The Bible describes water becoming wine instantaneously, not a natural fermentation process. It describes the dead rising, not near-death experiences. Aren’t these clear violations of natural law?
Response: The texts describe appearances, interpreted through ancient categories. The authors didn’t know about quantum mechanics or neurobiology. They described what they saw in the language they had. That a resurrection looked instantaneous doesn’t mean it violated physics—it means we don’t fully understand what happened.
This isn’t explaining away the miracles. It’s acknowledging that our categories may be inadequate. Something remarkable happened; how to describe it is a separate question.
Objection 2: This makes miracles undetectable.
If placed blocks follow the same rules as everything else, how can we tell when one has been placed? Doesn’t this make miracles unfalsifiable and therefore meaningless?

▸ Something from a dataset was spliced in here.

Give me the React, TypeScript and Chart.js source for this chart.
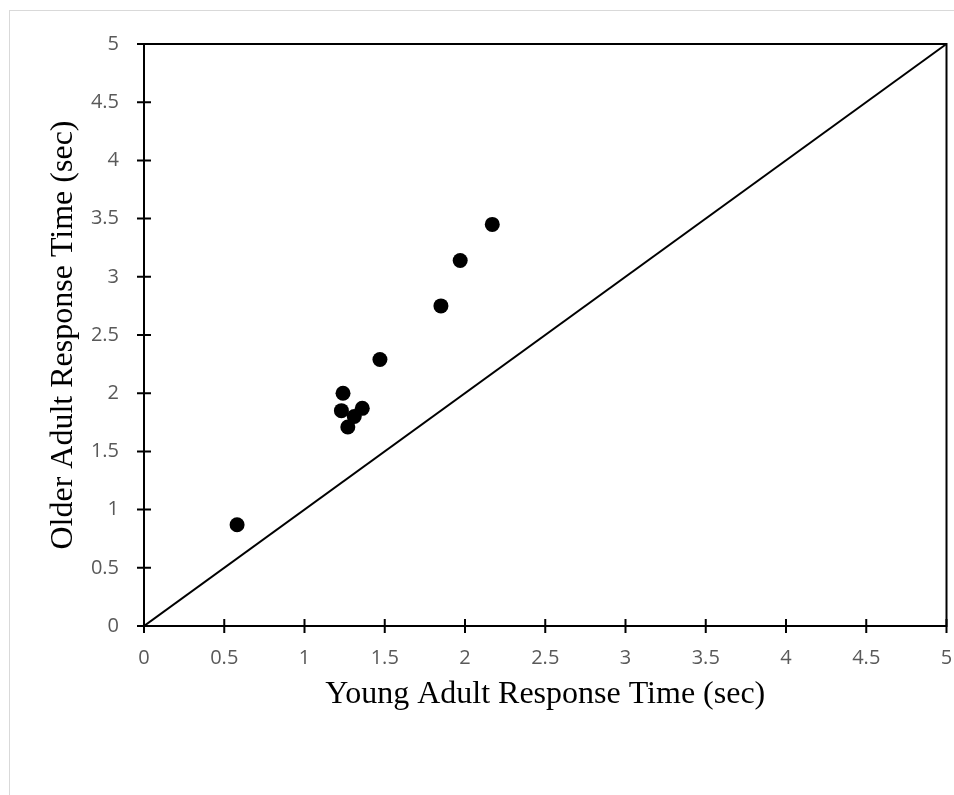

Response: Miracles are not meant to be detected by scientific instruments. They’re meant to be experienced as meaningful by persons in relationship with God. The Israelites didn’t need spectrometers to experience the sea crossing as divine deliverance. The meaningfulness is in the timing, the context, the interpretation—not in measurable anomalies.
Objection 3: This limits God.
If God can only place blocks, God can’t violate the rules. Isn’t this a limitation on divine power?
Response: It’s not a limitation imposed from outside; it’s a self-limitation—God choosing to work within the creation rather than overriding it. Just as a novelist can write anything but good novelists follow narrative logic, God can do anything but acts consistently with the nature of creation.
And the rules themselves are divine. They’re not external constraints on God; they’re expressions of the logos. God doesn’t violate them because they’re God’s own structure.
22.6 Science and Faith
The warfare model of science and religion assumes that every apparent miracle is either a genuine violation (religion wins) or a natural event mistakenly attributed to God (science wins).
The placing-blocks model offers a third option: genuine divine action within natural processes. Neither violation nor mistake. Both science and faith are honored.
Science studies the rules. It explains how the grid evolves, what patterns emerge, what regularities hold. This is legitimate and important work.
Faith recognizes that the rules have a source, that blocks may be placed, that the game has meaning. This is also legitimate and important.
They don’t conflict because they’re doing different things. Science asks how. Faith asks why. Science examines the grid. Faith asks about the player.
The grid is real. The rules are real. The patterns that emerge are real.
And the hand that places blocks is also real—even if it can’t be seen from within the grid.